George Michael’s one new touch is to suggest that not only is he delighted by his success but also that he planned it. George would never say that he was lucky.
“Our image is what we are,” he says. “We’re very happy with the last year, with the new album and the prospects for the future. We’re very happy and relaxed.”
Pop Writer
George Michael wants to make it clear that he’s a pop writer. His ambition now is clear.
“I just want to be able to write a better pop song that the last one.”
Yet he knows that Wham’s success has lost him a few fans and a lot of respect.
“The people we’ve got to win back are the people of 20-25 who were dissuaded from buying a really good pop record like ‘Wake Me Up’ because they don’t think we’re credible group. If we can keep producing really well-crafted pop songs, people will buy the records even though they’re made by us.

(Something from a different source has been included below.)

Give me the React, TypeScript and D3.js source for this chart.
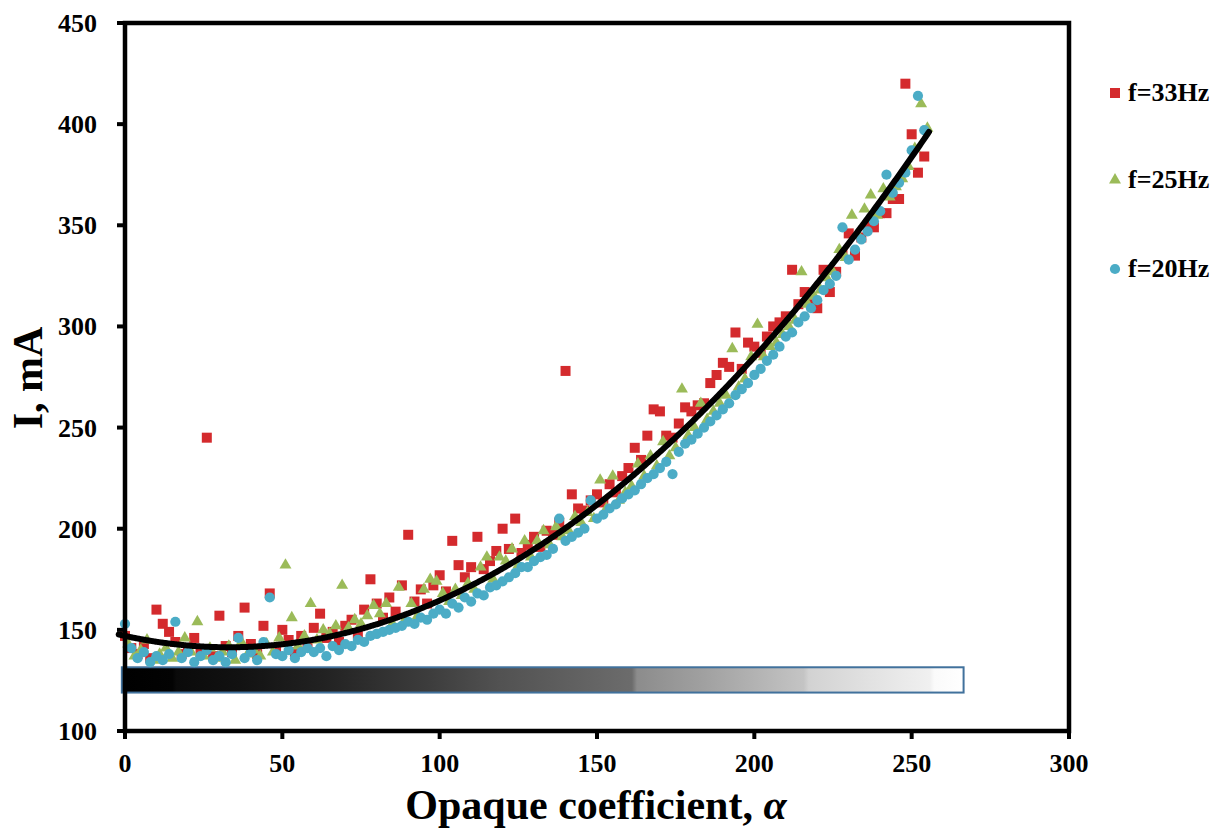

After all, most people buy records because they like the song, not because of the group’s image. We’ve got to let people realize we’re capable of more than showing our legs.”
Careless Whisper
George’s solo single is a step in that direction. He knows that as a ballad, “Careless Whisper” will reach wider age group and he’s happy that Wham have made his name well-known enough for him to release a solo effort.
Yet he’s clearly more excited by the new Wham record. Such is his confidence, he can already image “Careless Whisper’s” success and so he is less interested than he might be.
The song was written when George was 17 and working part-time as a cinema usher. Already he finds the song rather naive, especially when compared to his new songs. Yet he’s recorded it four times and produced two videos for it. George is a perfectionist.
“I always have been,” he laughs. “Now I can afford to be. If something’s not right, you have to be confident enough to throw it away. That’s why we didn’t release the version I recorded with Jerry Wexler. I was so nervous recording in the same booth as heroes of mine like Ray Charles that I froze up. I wasn’t confident enough that my best was good enough.”
But how does Andrew Ridgeley feel about George going solo on “Careless Whisper”?
“He’s very pleased,” says George, “not least because he co-wrote it and he stands to make a lot of money from it.”
So Wham aren’t going to split?
“We’ve had to put up with split stories for a year. He’s not a songwriter naturally. If he was a drummer in a four-piece band, everyone would accept that and not wonder about us splitting up. We’re duo, not a songwriting partnership. Our image and our friendship has had a lot to do with why we’re so successful. I don’t think solo artists get known as easily. If I was on my own, the songs wouldn’t sound the same. Everything I write goes through Andrew automatically. If he doesn’t like it, it probably means that I’m in an area I can’t handle or which isn’t that suitable for Wham. If I’m writing something as Wham, we both have to like it.”
And what about Andrew’s nose scandal?
“It was brilliant. Andrew couldn’t fly because of his nose so he came over here a week late. I was pissed off because I thought all the papers were hysterical and I couldn’t be there to enjoy it. I would never have dreamed a year ago that we’d get so much attention from the press. They’ve realised that pop sells papers and it’s done us a lot of good…”
The End
The interview is over and George goes back to the poolside to catch some evening rays and think about the new LP.
“I was expecting it to be a very pop LP. But as it turns out, it’s a far more black-influenced record than the first one; we seem to be making a commercial soul LP. We’ve carried on the Motown and rock feel of ‘Wake Me Up’. We’ve got a track that sounds like a cross between Bruce Springsteen and The Ronettes and we’re doing an Isley cover. All the songs have a 60’s and 70’s feel to them; there’s nothing from the 80’s I’d like to imitate. It’s going to be a lot better than ‘Fantastic’. We want to reach a wider audience now, and that depends on good melodies and song structures with a good feel. We get that form the rhythm section. It’s definitely derivative but I don’t want to be original, I want to write good pop songs.”
George Michael – a young man who knows what he wants. No wonder he’s so easy to dislike.